Le peu d’intérêt que nos médias accordent à la situation explosive en Algérie est regrettable, d’autant plus depuis les derniers évènements, qui augurent d’une escalade de tensions après l’annonce par le président par intérim de la date du 12 décembre pour la tenue de l’élection présidentielle, toujours rejetée par le peuple.

Les Algérien-ne-s attendent une réforme complète de l’appareil administratif, la mise en place d’un système de validation des élections avec des instances indépendantes ainsi que la réforme des médias publics afin d’assurer un accès équitable à tous les candidats pendant la campagne électorale.
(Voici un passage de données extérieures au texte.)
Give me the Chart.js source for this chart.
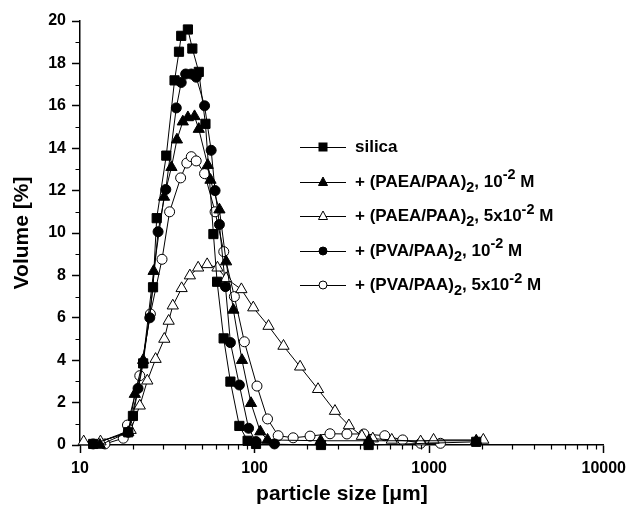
<!DOCTYPE html>
<html>
<head>
<meta charset="utf-8">
<script src="https://cdn.jsdelivr.net/npm/chart.js@4.4.0/dist/chart.umd.min.js"></script>
<style>
  html, body { margin: 0; padding: 0; background: #fff; }
  #wrap { position: relative; width: 632px; height: 507px; }
  #legend { position: absolute; left: 300px; top: 0; font: bold 17px "Liberation Sans", Arial, sans-serif; color: #000; }
  .row { position: absolute; left: 0; height: 20px; display: flex; align-items: center; white-space: nowrap; }
  .row svg { margin-right: 9px; }
  .sb { font-size: 0.85em; position: relative; top: 0.38em; }
  .sp { font-size: 0.85em; position: relative; top: -0.5em; }
</style>
</head>
<body>
<div id="wrap">
  <canvas id="c" width="632" height="507"></canvas>
  <div id="legend"></div>
</div>
<script>
// ── particle size distributions (volume %) ──

const xTicks = [10, 100, 1000, 10000];

const sizeSilica = [11.9, 18.9, 20.1, 23.0, 26.2, 27.5, 31.2, 34.8, 36.9, 38.0, 41.5, 44.0, 47.9, 52.3, 58.1, 61.0, 66.5, 72.7, 81.8, 91.2, 101.9, 240, 450, 1860];
const volSilica  = [0.05, 0.6, 1.37, 3.85, 7.44, 10.7, 13.65, 17.2, 18.55, 19.3, 19.6, 18.7, 17.6, 15.15, 9.95, 7.7, 5.03, 2.99, 0.9, 0.2, 0.05, 0, 0, 0.15];

const sizePaea1 = [13.0, 18.9, 20.6, 23.0, 26.4, 30.3, 33.4, 35.9, 38.8, 41.5, 45.3, 47.9, 53.9, 55.9, 62.9, 68.7, 75.6, 84.7, 95.4, 107.8, 118.6, 239, 451, 1860];
const volPaea1  = [0, 0.6, 2.4, 4.0, 8.2, 11.7, 13.1, 14.4, 15.25, 15.45, 15.5, 14.9, 13.2, 12.5, 11.1, 8.65, 6.37, 4.0, 1.97, 0.63, 0.24, 0.2, 0.2, 0.2];

const sizePaea5 = [10.5, 13.1, 19.5, 22.0, 24.3, 27.1, 30.4, 32.2, 34.0, 38.2, 42.6, 47.5, 53.5, 61.3, 68.7, 84.0, 98.3, 120.2, 146.4, 182.3, 230.9, 288.7, 346.9, 411.6, 475.5, 610.5, 893.3, 1059.5, 2043];
const volPaea5  = [0.16, 0.16, 0.7, 1.85, 3.03, 4.05, 5.0, 5.85, 6.57, 7.39, 7.99, 8.36, 8.52, 8.36, 7.86, 7.34, 6.48, 5.61, 4.67, 3.69, 2.63, 1.6, 0.92, 0.42, 0.3, 0.24, 0.16, 0.24, 0.24];

const sizePva1 = [11.9, 18.9, 21.5, 25.1, 28.0, 31.0, 35.6, 38.0, 40.3, 43.4, 46.3, 51.7, 56.4, 59.4, 62.9, 68.1, 72.7, 81.8, 92.4, 101.9, 130];
const volPva1  = [0.05, 0.6, 2.67, 6.0, 10.06, 12.05, 15.9, 17.1, 17.5, 17.5, 17.35, 16.0, 13.9, 12.0, 10.4, 7.47, 4.83, 2.83, 0.79, 0.16, 0.05];

const sizePva5 = [13.9, 17.7, 18.7, 22.0, 25.3, 29.5, 32.6, 37.7, 40.9, 43.4, 46.3, 51.7, 59.4, 66.6, 76.6, 87.4, 103.2, 118.6, 136.5, 166.3, 207.8, 270.3, 338, 422.5, 556.8, 705.2, 893.3, 1161];
const volPva5  = [0.05, 0.32, 0.94, 3.27, 6.18, 8.76, 11.0, 12.6, 13.3, 13.6, 13.4, 12.8, 11.0, 9.12, 7.0, 4.87, 2.78, 1.23, 0.44, 0.34, 0.42, 0.53, 0.52, 0.52, 0.44, 0.24, 0.08, 0.08];

const seriesLabels = [
  'silica',
  '+ (PAEA/PAA)<span class="sb">2</span>, 10<span class="sp">-2</span> M',
  '+ (PAEA/PAA)<span class="sb">2</span>, 5x10<span class="sp">-2</span> M',
  '+ (PVA/PAA)<span class="sb">2</span>, 10<span class="sp">-2</span> M',
  '+ (PVA/PAA)<span class="sb">2</span>, 5x10<span class="sp">-2</span> M'
];

function series(label, xs, ys, style, r, fill) {
  return {
    label, data: xs.map((x, i) => ({ x, y: ys[i] })),
    borderColor: '#000', borderWidth: 1, tension: 0, fill: false, clip: false,
    pointStyle: style, pointRadius: r, pointHoverRadius: r,
    pointBackgroundColor: fill, pointBorderColor: '#000', pointBorderWidth: 1
  };
}

const datasets = [
  series(seriesLabels[0], sizeSilica, volSilica, 'rect', 6.5, '#000'),
  series(seriesLabels[1], sizePaea1, volPaea1, 'triangle', 6.5, '#000'),
  series(seriesLabels[2], sizePaea5, volPaea5, 'triangle', 6.5, '#fff'),
  series(seriesLabels[3], sizePva1, volPva1, 'circle', 5, '#000'),
  series(seriesLabels[4], sizePva5, volPva5, 'circle', 5, '#fff')
];

// minor ticks (shorter than the major ones)
const minorTicks = {
  id: 'minorTicks',
  afterDraw(chart) {
    const { ctx, chartArea: a, scales: { x, y } } = chart;
    ctx.save();
    ctx.strokeStyle = '#000'; ctx.lineWidth = 1.2;
    ctx.beginPath();
    for (let v = 1; v < 20; v += 2) {
      const py = Math.round(y.getPixelForValue(v)) + 0.5;
      ctx.moveTo(a.left - 4.5, py); ctx.lineTo(a.left, py);
    }
    for (let d = 10; d < 10000; d *= 10) {
      for (let m = 2; m < 10; m++) {
        const px = Math.round(x.getPixelForValue(d * m)) + 0.5;
        ctx.moveTo(px, a.bottom); ctx.lineTo(px, a.bottom + 4.5);
      }
    }
    ctx.stroke();
    ctx.restore();
  }
};

const font = { family: '"Liberation Sans", Arial, sans-serif', weight: 'bold' };

new Chart(document.getElementById('c').getContext('2d'), {
  type: 'line',
  data: { datasets },
  plugins: [minorTicks],
  options: {
    responsive: false, animation: false,
    layout: { padding: { top: 21, right: 25, left: 0, bottom: 0 } },
    plugins: { legend: { display: false }, tooltip: { enabled: false } },
    scales: {
      x: {
        type: 'logarithmic', min: 10, max: 10000,
        afterBuildTicks: s => { s.ticks = xTicks.map(v => ({ value: v })); },
        afterFit: s => { s.height = 62; },
        border: { display: true, color: '#000', width: 1.5 },
        grid: { drawOnChartArea: false, tickLength: 8, tickColor: '#000', tickWidth: 1.5 },
        ticks: { autoSkip: false, maxRotation: 0, padding: 6, color: '#000', font: { ...font, size: 16 }, callback: v => String(v) },
        title: { display: true, text: 'particle size [μm]', color: '#000', font: { ...font, size: 21 }, padding: { top: 0, bottom: 0 } }
      },
      y: {
        min: 0, max: 20,
        afterFit: s => { s.width = 80; },
        border: { display: true, color: '#000', width: 1.5 },
        grid: { drawOnChartArea: false, tickLength: 8, tickColor: '#000', tickWidth: 1.5 },
        ticks: { stepSize: 2, padding: 6, color: '#000', font: { ...font, size: 16 } },
        title: { display: true, text: 'Volume [%]', color: '#000', font: { ...font, size: 21 }, padding: { top: 10, bottom: 0 } }
      }
    }
  }
});

// legend with sub/superscripts
const rowY = [147, 181.5, 216, 250.5, 285];
const legendMarks = [['rect', '#000'], ['tri', '#000'], ['tri', '#fff'], ['circ', '#000'], ['circ', '#fff']];
function mark(kind, fill) {
  let m;
  if (kind === 'rect') m = `<rect x="19" y="3" width="8" height="8" fill="${fill}" stroke="#000"/>`;
  else if (kind === 'tri') m = `<polygon points="23,2 27.5,10.5 18.5,10.5" fill="${fill}" stroke="#000"/>`;
  else m = `<circle cx="23" cy="7" r="4" fill="${fill}" stroke="#000"/>`;
  return `<svg width="46" height="14"><line x1="0" y1="7.5" x2="46" y2="7.5" stroke="#000" stroke-width="1"/>${m}</svg>`;
}
const legend = document.getElementById('legend');
seriesLabels.forEach((t, i) => {
  const row = document.createElement('div');
  row.className = 'row';
  row.style.top = (rowY[i] - 10) + 'px';
  row.innerHTML = mark(...legendMarks[i]) + '<span>' + t + '</span>';
  legend.appendChild(row);
});
</script>
</body>
</html>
Le peuple aspire à un Etat de droit, à l’indépendance effective de la justice, à la protection des libertés individuelles et collectives, à une vraie démocratie.
Le peuple algérien souhaite que son message parvienne au plus grand nombre. Se taire dans ces moments historiques, c’est se rendre complice d’un régime militaire abject qui s’enrichit au détriment de 42 millions d’Algérien-ne-s.

* Algérien de Genève, sous pseudonyme.